14. The method of claim 9, wherein the initial trajectory of the multimedia object would intersect a region occupied by user interface element and the altering the initial trajectory of the multimedia object comprises calculating a trajectory which avoids the region occupied by the user interface element.

15. The method of claim 9, wherein a perspective of a potential viewer of the IMDD is considered when altering the initial trajectory of the multimedia object.

16. The method of claim 15, wherein the potential viewer of the IMDD is an actual viewer of the IMDD and the position of the actual viewer is sensed.

17. The method of claim 9, wherein the multimedia object is a video sequence and altering the initial trajectory over time of the multimedia object comprises warping the video sequence as at least a function of the position of the user interface element.

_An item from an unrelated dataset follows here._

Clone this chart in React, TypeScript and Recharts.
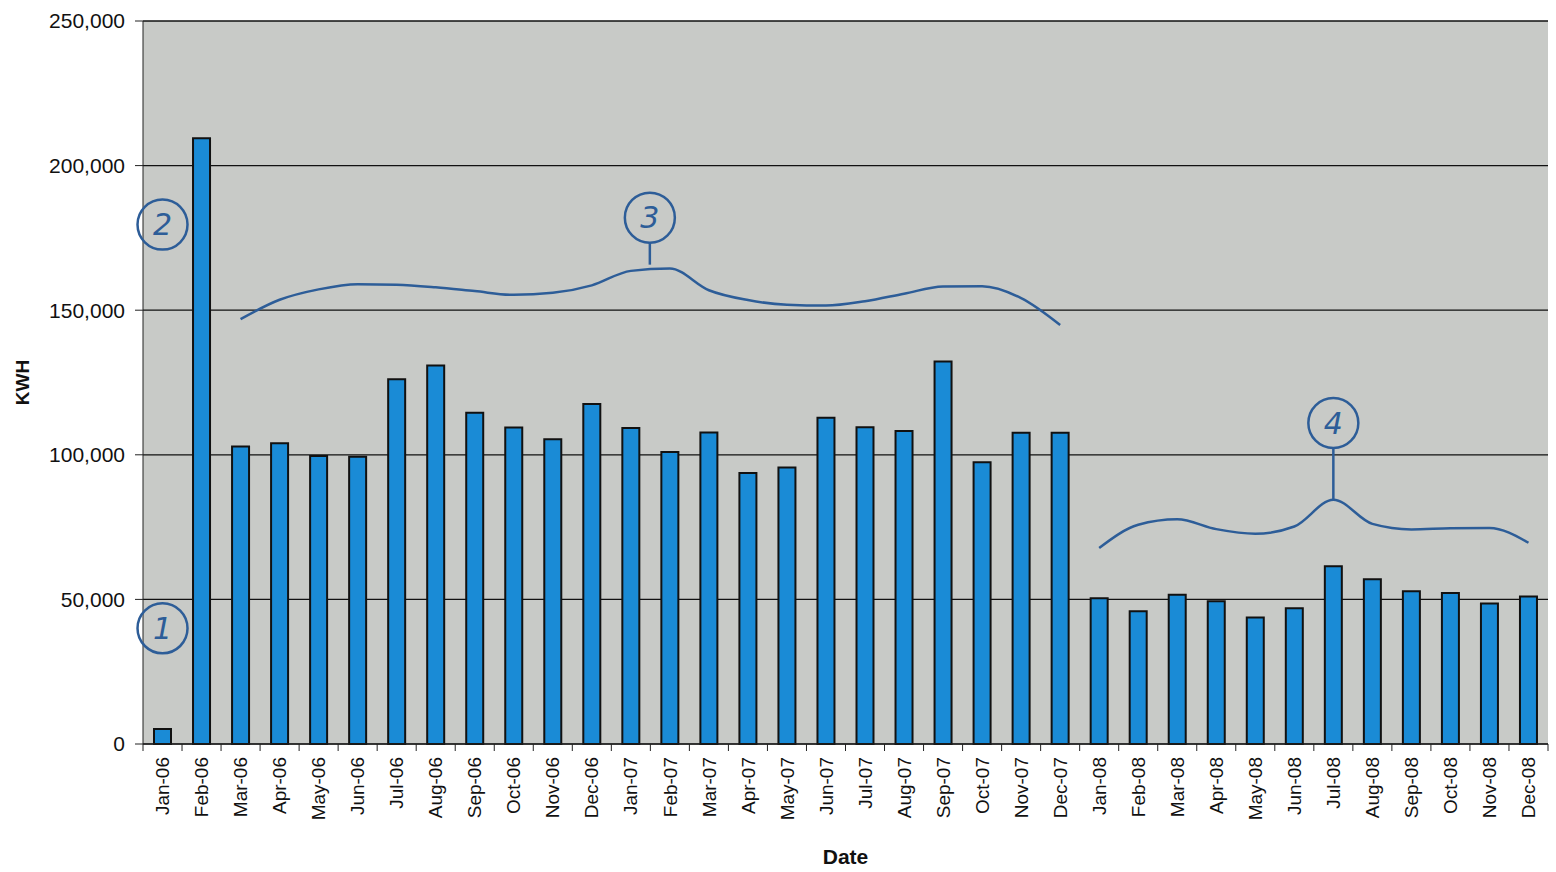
import React from "react";
import {
  ComposedChart,
  Bar,
  Line,
  XAxis,
  YAxis,
  CartesianGrid,
  ReferenceDot,
  ReferenceLine,
} from "recharts";

// Monthly categories on the x axis.
const months = [
  "Jan-06", "Feb-06", "Mar-06", "Apr-06", "May-06", "Jun-06",
  "Jul-06", "Aug-06", "Sep-06", "Oct-06", "Nov-06", "Dec-06",
  "Jan-07", "Feb-07", "Mar-07", "Apr-07", "May-07", "Jun-07",
  "Jul-07", "Aug-07", "Sep-07", "Oct-07", "Nov-07", "Dec-07",
  "Jan-08", "Feb-08", "Mar-08", "Apr-08", "May-08", "Jun-08",
  "Jul-08", "Aug-08", "Sep-08", "Oct-08", "Nov-08", "Dec-08",
];

// Monthly consumption.
const kwh = [
  5200, 209500, 102900, 104000, 99600, 99300,
  126100, 130900, 114500, 109400, 105400, 117600,
  109300, 101000, 107700, 93700, 95600, 112800,
  109500, 108200, 132300, 97400, 107600, 107600,
  50400, 45900, 51600, 49400, 43700, 46900,
  61500, 57000, 52800, 52200, 48600, 51000,
];

// Hand-drawn braces over groups 3 and 4 (approximate pen path).
const brace3 = [
  null, null, 146900, 153600, 157200, 159000,
  158800, 157900, 156600, 155300, 156000, 158600,
  163600, 164400, 156900, 153500, 151900, 151600,
  153100, 155700, 158200, 158300, 154200, 144900,
  null, null, null, null, null, null,
  null, null, null, null, null, null,
];
const brace4 = [
  null, null, null, null, null, null,
  null, null, null, null, null, null,
  null, null, null, null, null, null,
  null, null, null, null, null, null,
  67800, 75800, 77700, 74300, 72700, 75200,
  84500, 76100, 74200, 74600, 74700, 69600,
];

const yTicks = [0, 50000, 100000, 150000, 200000, 250000];

const data = months.map((m, i) => ({
  month: m,
  kwh: kwh[i],
  brace3: brace3[i],
  brace4: brace4[i],
}));

const FONT = "'Liberation Sans', Arial, sans-serif";
const INK = "#2d5d98";

// Excel style: rotated labels under the bars, tick marks between categories.
function DateTick(props: any) {
  const { x, y, payload, index } = props;
  const half = payload.offset || 19.5;
  const axisY = y - 13;
  return (
    <g>
      <line x1={x - half} y1={axisY} x2={x - half} y2={axisY + 7} stroke="#222" />
      {index === months.length - 1 && (
        <line x1={x + half} y1={axisY} x2={x + half} y2={axisY + 7} stroke="#222" />
      )}
      <text
        x={x}
        y={y}
        transform={`rotate(-90, ${x}, ${y})`}
        textAnchor="end"
        dy="0.35em"
        fontSize={19}
        fill="#111"
        fontFamily={FONT}
      >
        {payload.value}
      </text>
    </g>
  );
}

// Circled note number, optionally shifted and with a stem down to a brace.
function note(label: string, dx = 0, stem = 0) {
  return (p: any) => {
    const cx = p.cx + dx;
    const cy = p.cy;
    return (
      <g>
        <circle cx={cx} cy={cy} r={25} fill="none" stroke={INK} strokeWidth={2.5} />
        {stem > 0 && (
          <line x1={cx} y1={cy + 25} x2={cx} y2={cy + 25 + stem} stroke={INK} strokeWidth={2.5} />
        )}
        <text
          x={cx}
          y={cy}
          dy="0.36em"
          textAnchor="middle"
          fontSize={30}
          fontStyle="italic"
          fill={INK}
          fontFamily="'DejaVu Sans', sans-serif"
        >
          {label}
        </text>
      </g>
    );
  };
}

export default function App() {
  return (
    <div style={{ position: "absolute", left: 0, top: 0, background: "#fff" }}>
      <ComposedChart
        width={1556}
        height={872}
        data={data}
        margin={{ top: 21, right: 8, bottom: 0, left: 0 }}
        barCategoryGap={0}
      >
        <CartesianGrid vertical={false} stroke="#111" strokeWidth={1.3} fill="#c8cac7" fillOpacity={1} />
        <XAxis
          dataKey="month"
          interval={0}
          height={128}
          tickSize={7}
          tickMargin={6}
          tickLine={false}
          axisLine={{ stroke: "#222" }}
          tick={<DateTick />}
          label={{
            value: "Date",
            position: "insideBottom",
            offset: 8,
            fontSize: 21,
            fontWeight: "bold",
            fill: "#111",
            fontFamily: FONT,
          }}
        />
        <YAxis
          width={143}
          domain={[0, 250000]}
          ticks={yTicks}
          interval={0}
          tickSize={8}
          tickMargin={10}
          tickFormatter={(v: number) => v.toLocaleString("en-US")}
          tick={{ fontSize: 21, fill: "#111", fontFamily: FONT }}
          tickLine={{ stroke: "#222" }}
          axisLine={{ stroke: "#222" }}
          label={{
            content: (p: any) => {
              const vb = p.viewBox;
              const lx = vb.x + 22;
              const ly = vb.y + vb.height / 2;
              return (
                <text
                  x={lx}
                  y={ly}
                  transform={`rotate(-90, ${lx}, ${ly})`}
                  textAnchor="middle"
                  dy="0.35em"
                  fontSize={19}
                  fontWeight="bold"
                  fill="#111"
                  fontFamily={FONT}
                >
                  KWH
                </text>
              );
            },
          }}
        />
        <Bar
          dataKey="kwh"
          barSize={17}
          fill="#1a8bd6"
          stroke="#111"
          strokeWidth={2}
          isAnimationActive={false}
        />
        <Line
          dataKey="brace3"
          type="monotone"
          stroke={INK}
          strokeWidth={2.5}
          dot={false}
          activeDot={false}
          isAnimationActive={false}
        />
        <Line
          dataKey="brace4"
          type="monotone"
          stroke={INK}
          strokeWidth={2.5}
          dot={false}
          activeDot={false}
          isAnimationActive={false}
        />
        <ReferenceLine
          segment={[
            { x: "Jul-08", y: 102000 },
            { x: "Jul-08", y: 84500 },
          ]}
          stroke={INK}
          strokeWidth={2.5}
        />
        <ReferenceDot x="Jan-06" y={40000} r={25} shape={note("1")} />
        <ReferenceDot x="Jan-06" y={179600} r={25} shape={note("2")} />
        <ReferenceDot x="Jan-07" y={182000} r={25} shape={note("3", 19, 22)} />
        <ReferenceDot x="Jul-08" y={111000} r={25} shape={note("4")} />
      </ComposedChart>
    </div>
  );
}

18. A method for altering the look of a multimedia object that is displayed by an information manipulation and/or display device (IMDD) as a function of characteristics of a user interface element of the IMDD, the method comprising:

receiving a video comprising a multimedia object with an associated initial texture characteristic and a position at a point in time;

invoking a user interface element that is part of a user interface for the IMDD and not in the video, which user interface element is at a position proximate to the position of the multimedia object at the point in time; and

altering the initial texture characteristic of the multimedia object as at least a function of the invoking of the user interface element, the position of the multimedia object, the position of the user interface element and texture characteristics of both the user interface element and the multimedia object.

19. The method of claim 18, wherein altering the initial texture characteristic of the multimedia object comprises:

approximating the propagation of light from the user interface element to the multimedia object;

approximating the reflection of the propagated light from the multimedia object to an estimated location of a potential viewer of the IMDD; and wherein,

altering the initial texture characteristic is at least a function of the two approximations.